Hundreds of thousands of Poles who hold mortgages denominated in Swiss francs have watched in alarm as the zloty has fallen in recent months, but for Leszek Waliszewski, the currency's fall is saving his car parts business.

"The weakening of the zloty is very good news for us, it is helping our competitiveness," he says, adding that his company, FA Krosno, has been able to increase sales while competitors from the eurozone are having a tougher time because of the euro's strength. The zloty is about 4.3 to the euro, compared with 3.2 a year ago.

"At the end of last year we were buying components from outside of Poland, but as of January, we are using Polish suppliers, the price is lower and the quality is similar," Mr Waliszewski says.

His experience is one of the reasons Poland may avoid a recession this year, while countries that have pegged their currencies to the euro are in for a much tougher 2009.

"Clearly, a floating exchange rate has helped Poland adjust to the shock," says Thomas Laursen, the World Bank country manger for Poland.

In Latvia, where the government is maintaining the lat's peg to the euro despite the collapse of its economy, the contraction has been more dramatic - with gross domestic product shrinking by 18 per cent in the first quarter. The governments of Latvia, Lithuania and Estonia have refused to abandon their currency boards, plunging them into the deepest recessions in the European Union.

The economy in Slovakia, which adopted the euro in January and thus has been unable to depreciate, contracted by an annualised 11.4 per cent in the first quarter, while neighbouring Czech Republic, which saw the koruna fall against the euro, contracted by only 3.4 per cent in the same period.

Businesses that operate across the region are noticing differences. Coffee Heaven, a chain of central European coffee shops, has seen plummeting sales in Latvia and Bulgaria (which also has a currency board), while latte and cappuccino addicts have been freer with their spending in Poland and even in crisis-ridden Hungary, which has also seen the forint drop against the euro. "In the case of Poland, we have not felt the crisis at all," says Richard Worthington, the chain's CEO. "But the situation in Latvia is absolutely catastrophic."
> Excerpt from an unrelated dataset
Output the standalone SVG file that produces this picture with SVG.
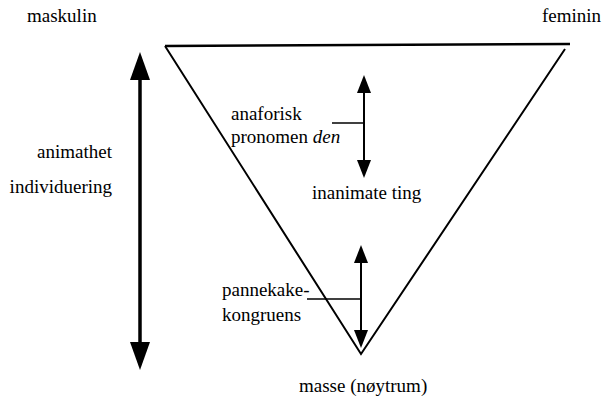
<svg xmlns="http://www.w3.org/2000/svg" width="603" height="397" viewBox="0 0 603 397">
<defs>
<style>
text{font-family:"Liberation Serif","Times New Roman",serif;font-size:19px;fill:#000}
.ln{stroke:#000;fill:none}
.hd{fill:#000;stroke:none}
</style>
</defs>
<rect width="603" height="397" fill="#fff"/>
<g id="triangle">
<path class="ln" stroke-width="2.5" d="M165,46 L570,44"/>
<path class="ln" stroke-width="2" d="M165,46 L361,354 L565,49"/>
</g>
<g id="connectors">
<path class="ln" stroke-width="3.5" d="M140,76 L140,346"/>
<path class="hd" d="M140,52 L150,80 L130,80 Z"/>
<path class="hd" d="M140,370 L150,342 L130,342 Z"/>
<path class="ln" stroke-width="2" d="M364,88 L364,165"/>
<path class="hd" d="M364,75 L371,93 L357,93 Z"/>
<path class="hd" d="M364,178 L371,160 L357,160 Z"/>
<path class="ln" stroke-width="1.5" d="M332,123 L364,123"/>
<path class="ln" stroke-width="2" d="M361,258 L361,335"/>
<path class="hd" d="M361,245 L368,263 L354,263 Z"/>
<path class="hd" d="M361,348 L368,330 L354,330 Z"/>
<path class="ln" stroke-width="1.5" d="M307,299 L361,299"/>
</g>
<g id="maskulin"><text x="27" y="22">maskulin</text></g>
<g id="feminin"><text x="601" y="22" text-anchor="end">feminin</text></g>
<g id="animathet"><text x="112" y="158" text-anchor="end">animathet</text><text x="112" y="193" text-anchor="end">individuering</text></g>
<g id="anaforisk"><text x="231" y="120">anaforisk</text><text x="231" y="143">pronomen <tspan font-style="italic">den</tspan></text></g>
<g id="inanimate"><text x="312" y="199">inanimate ting</text></g>
<g id="pannekake"><text x="222" y="296">pannekake-</text><text x="222" y="321">kongruens</text></g>
<g id="masse"><text x="299" y="392">masse (nøytrum)</text></g>
</svg>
However, working out the impact of a depreciating currency at a time of general global economic decline is difficult. Although the Hungarian forint has been one of the region's most volatile currencies, analysts are not convinced it has been a decisive factor for exporters - and the economy there, hit both by the international crisis and the government's inability to control spending, contracted by 6.7 per cent in the first quarter.

In Romania, the central bank's policy of managed flotation is widely seen as damping some of the benefits that could have come from depreciation.

In recent weeks central European currencies have started to strengthen against the euro as investor confidence returns, which is concerning Mr Waliszewski. "I would be really worried if the zloty starts to approach four to the euro," he says.